Problem description -
Check every line in the records below for the word "with" and report how many have it, nothing more.
+-------+
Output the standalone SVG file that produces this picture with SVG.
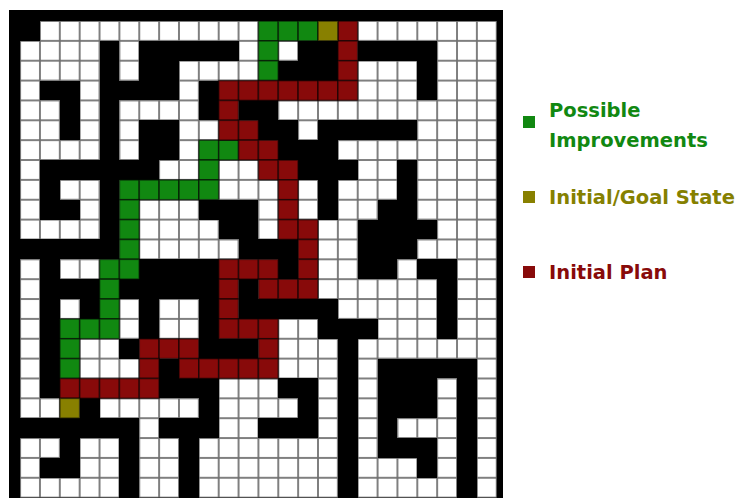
<svg xmlns="http://www.w3.org/2000/svg" width="742" height="500" viewBox="0 0 742 500">
<style>
.b{fill:#000}
.g{fill:#118811}
.o{fill:#888000}
.r{fill:#880a0a}
.c{stroke:#000;stroke-opacity:.55;stroke-width:.08}
.lt{font-family:"DejaVu Sans",Verdana,sans-serif;font-weight:bold;font-size:19.5px}
</style>
<defs>
<pattern id="cell" patternUnits="userSpaceOnUse" x="0" y="0" width="1" height="1">
<rect x="0" y="0" width="1" height="1" fill="#707070"/>
<rect x="0.045" y="0.045" width="0.91" height="0.91" fill="#fff"/>
</pattern>
</defs>
<rect width="742" height="500" fill="#fff"/>
<rect id="frame" x="9" y="10" width="494" height="488" fill="#000"/>
<g id="maze" transform="translate(20.1 21) scale(19.86)">
<rect x="0" y="0" width="24" height="24" fill="url(#cell)"/>
<g id="walls" class="b" shape-rendering="crispEdges">
<rect x="0" y="0" width="1" height="1"/>
<rect x="4" y="1" width="1" height="1"/><rect x="6" y="1" width="5" height="1"/><rect x="14" y="1" width="2" height="1"/><rect x="17" y="1" width="4" height="1"/>
<rect x="4" y="2" width="1" height="1"/><rect x="6" y="2" width="2" height="1"/><rect x="13" y="2" width="3" height="1"/><rect x="20" y="2" width="1" height="1"/>
<rect x="1" y="3" width="2" height="1"/><rect x="4" y="3" width="4" height="1"/><rect x="9" y="3" width="1" height="1"/><rect x="20" y="3" width="1" height="1"/>
<rect x="2" y="4" width="1" height="1"/><rect x="4" y="4" width="1" height="1"/><rect x="9" y="4" width="1" height="1"/><rect x="11" y="4" width="2" height="1"/>
<rect x="2" y="5" width="1" height="1"/><rect x="4" y="5" width="1" height="1"/><rect x="6" y="5" width="2" height="1"/><rect x="12" y="5" width="2" height="1"/><rect x="15" y="5" width="5" height="1"/>
<rect x="4" y="6" width="1" height="1"/><rect x="6" y="6" width="2" height="1"/><rect x="13" y="6" width="3" height="1"/>
<rect x="1" y="7" width="6" height="1"/><rect x="14" y="7" width="3" height="1"/><rect x="19" y="7" width="1" height="1"/>
<rect x="1" y="8" width="1" height="1"/><rect x="4" y="8" width="1" height="1"/><rect x="15" y="8" width="1" height="1"/><rect x="19" y="8" width="1" height="1"/>
<rect x="1" y="9" width="2" height="1"/><rect x="4" y="9" width="1" height="1"/><rect x="9" y="9" width="3" height="1"/><rect x="15" y="9" width="1" height="1"/><rect x="18" y="9" width="2" height="1"/>
<rect x="4" y="10" width="1" height="1"/><rect x="10" y="10" width="2" height="1"/><rect x="17" y="10" width="4" height="1"/>
<rect x="0" y="11" width="5" height="1"/><rect x="11" y="11" width="3" height="1"/><rect x="17" y="11" width="3" height="1"/>
<rect x="1" y="12" width="1" height="1"/><rect x="6" y="12" width="4" height="1"/><rect x="13" y="12" width="1" height="1"/><rect x="17" y="12" width="2" height="1"/><rect x="20" y="12" width="2" height="1"/>
<rect x="1" y="13" width="3" height="1"/><rect x="5" y="13" width="5" height="1"/><rect x="11" y="13" width="1" height="1"/><rect x="21" y="13" width="1" height="1"/>
<rect x="1" y="14" width="1" height="1"/><rect x="3" y="14" width="1" height="1"/><rect x="6" y="14" width="1" height="1"/><rect x="9" y="14" width="1" height="1"/><rect x="11" y="14" width="5" height="1"/><rect x="21" y="14" width="1" height="1"/>
<rect x="1" y="15" width="1" height="1"/><rect x="6" y="15" width="1" height="1"/><rect x="9" y="15" width="1" height="1"/><rect x="15" y="15" width="3" height="1"/><rect x="21" y="15" width="1" height="1"/>
<rect x="1" y="16" width="1" height="1"/><rect x="5" y="16" width="1" height="1"/><rect x="9" y="16" width="3" height="1"/><rect x="16" y="16" width="1" height="1"/>
<rect x="1" y="17" width="1" height="1"/><rect x="7" y="17" width="1" height="1"/><rect x="16" y="17" width="1" height="1"/><rect x="18" y="17" width="5" height="1"/>
<rect x="1" y="18" width="1" height="1"/><rect x="7" y="18" width="3" height="1"/><rect x="13" y="18" width="2" height="1"/><rect x="16" y="18" width="1" height="1"/><rect x="18" y="18" width="3" height="1"/><rect x="22" y="18" width="1" height="1"/>
<rect x="3" y="19" width="1" height="1"/><rect x="9" y="19" width="1" height="1"/><rect x="14" y="19" width="1" height="1"/><rect x="16" y="19" width="1" height="1"/><rect x="18" y="19" width="3" height="1"/><rect x="22" y="19" width="1" height="1"/>
<rect x="0" y="20" width="6" height="1"/><rect x="7" y="20" width="3" height="1"/><rect x="12" y="20" width="3" height="1"/><rect x="16" y="20" width="1" height="1"/><rect x="18" y="20" width="1" height="1"/><rect x="22" y="20" width="1" height="1"/>
<rect x="2" y="21" width="1" height="1"/><rect x="5" y="21" width="1" height="1"/><rect x="8" y="21" width="1" height="1"/><rect x="16" y="21" width="1" height="1"/><rect x="18" y="21" width="3" height="1"/><rect x="22" y="21" width="1" height="1"/>
<rect x="1" y="22" width="2" height="1"/><rect x="5" y="22" width="1" height="1"/><rect x="8" y="22" width="1" height="1"/><rect x="16" y="22" width="1" height="1"/><rect x="20" y="22" width="1" height="1"/><rect x="22" y="22" width="1" height="1"/>
<rect x="5" y="23" width="1" height="1"/><rect x="8" y="23" width="1" height="1"/><rect x="16" y="23" width="1" height="1"/><rect x="22" y="23" width="1" height="1"/>
</g>
<g id="improvements" class="g c">
<rect x="12" y="0" width="1" height="1"/><rect x="13" y="0" width="1" height="1"/><rect x="14" y="0" width="1" height="1"/>
<rect x="12" y="1" width="1" height="1"/><rect x="12" y="2" width="1" height="1"/>
<rect x="9" y="6" width="1" height="1"/><rect x="10" y="6" width="1" height="1"/><rect x="9" y="7" width="1" height="1"/>
<rect x="5" y="8" width="1" height="1"/><rect x="6" y="8" width="1" height="1"/><rect x="7" y="8" width="1" height="1"/><rect x="8" y="8" width="1" height="1"/><rect x="9" y="8" width="1" height="1"/>
<rect x="5" y="9" width="1" height="1"/><rect x="5" y="10" width="1" height="1"/><rect x="5" y="11" width="1" height="1"/>
<rect x="4" y="12" width="1" height="1"/><rect x="5" y="12" width="1" height="1"/>
<rect x="4" y="13" width="1" height="1"/><rect x="4" y="14" width="1" height="1"/>
<rect x="2" y="15" width="1" height="1"/><rect x="3" y="15" width="1" height="1"/><rect x="4" y="15" width="1" height="1"/>
<rect x="2" y="16" width="1" height="1"/><rect x="2" y="17" width="1" height="1"/>
</g>
<g id="plan" class="r c">
<rect x="16" y="0" width="1" height="1"/><rect x="16" y="1" width="1" height="1"/><rect x="16" y="2" width="1" height="1"/>
<rect x="10" y="3" width="1" height="1"/><rect x="11" y="3" width="1" height="1"/><rect x="12" y="3" width="1" height="1"/><rect x="13" y="3" width="1" height="1"/><rect x="14" y="3" width="1" height="1"/><rect x="15" y="3" width="1" height="1"/><rect x="16" y="3" width="1" height="1"/>
<rect x="10" y="4" width="1" height="1"/><rect x="10" y="5" width="1" height="1"/><rect x="11" y="5" width="1" height="1"/>
<rect x="11" y="6" width="1" height="1"/><rect x="12" y="6" width="1" height="1"/>
<rect x="12" y="7" width="1" height="1"/><rect x="13" y="7" width="1" height="1"/>
<rect x="13" y="8" width="1" height="1"/><rect x="13" y="9" width="1" height="1"/>
<rect x="13" y="10" width="1" height="1"/><rect x="14" y="10" width="1" height="1"/>
<rect x="14" y="11" width="1" height="1"/>
<rect x="10" y="12" width="1" height="1"/><rect x="11" y="12" width="1" height="1"/><rect x="12" y="12" width="1" height="1"/><rect x="14" y="12" width="1" height="1"/>
<rect x="10" y="13" width="1" height="1"/><rect x="12" y="13" width="1" height="1"/><rect x="13" y="13" width="1" height="1"/><rect x="14" y="13" width="1" height="1"/>
<rect x="10" y="14" width="1" height="1"/>
<rect x="10" y="15" width="1" height="1"/><rect x="11" y="15" width="1" height="1"/><rect x="12" y="15" width="1" height="1"/>
<rect x="6" y="16" width="1" height="1"/><rect x="7" y="16" width="1" height="1"/><rect x="8" y="16" width="1" height="1"/><rect x="12" y="16" width="1" height="1"/>
<rect x="6" y="17" width="1" height="1"/><rect x="8" y="17" width="1" height="1"/><rect x="9" y="17" width="1" height="1"/><rect x="10" y="17" width="1" height="1"/><rect x="11" y="17" width="1" height="1"/><rect x="12" y="17" width="1" height="1"/>
<rect x="2" y="18" width="1" height="1"/><rect x="3" y="18" width="1" height="1"/><rect x="4" y="18" width="1" height="1"/><rect x="5" y="18" width="1" height="1"/><rect x="6" y="18" width="1" height="1"/>
</g>
<g id="states" class="o c">
<rect x="15" y="0" width="1" height="1"/>
<rect x="2" y="19" width="1" height="1"/>
</g>
</g>
<g id="legend">
<g id="legend-improvements">
<rect class="g" x="523" y="116" width="12" height="12"/>
<text class="lt" fill="#118811" x="549" y="117">Possible</text>
<text class="lt" fill="#118811" x="549" y="147">Improvements</text>
</g>
<g id="legend-states">
<rect class="o" x="523" y="191" width="12" height="12"/>
<text class="lt" fill="#858000" x="549" y="204">Initial/Goal State</text>
</g>
<g id="legend-plan">
<rect class="r" x="523" y="266" width="12" height="12"/>
<text class="lt" fill="#880a0a" x="549" y="279">Initial Plan</text>
</g>
</g>
</svg>
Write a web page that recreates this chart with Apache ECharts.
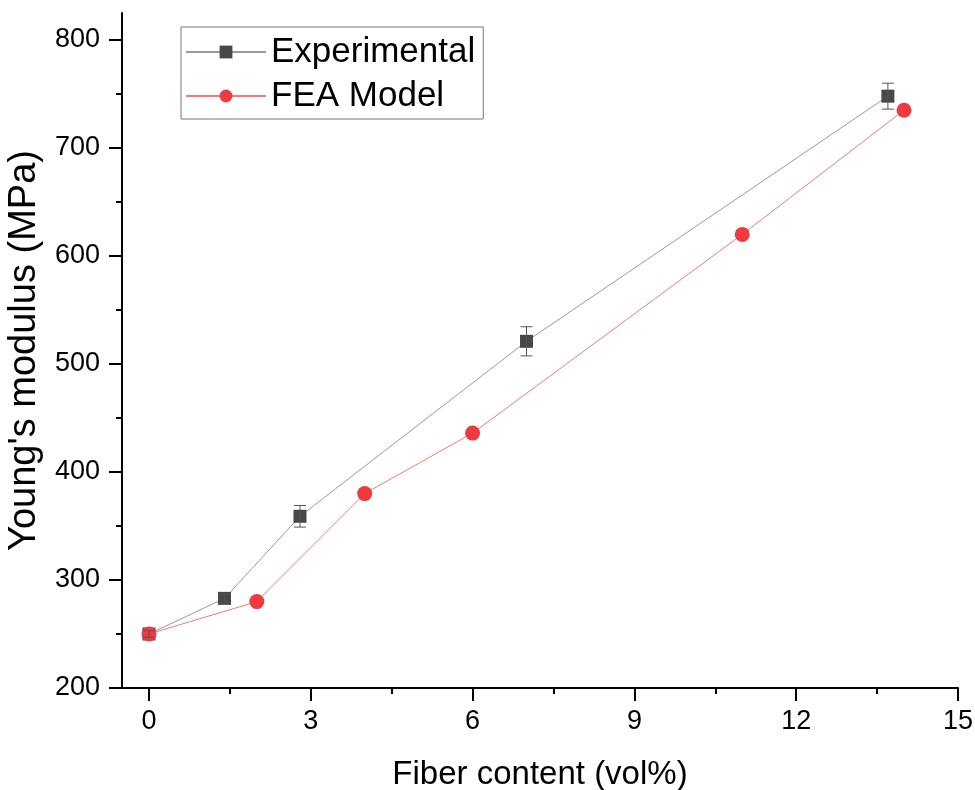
+-------+
Written solution -
2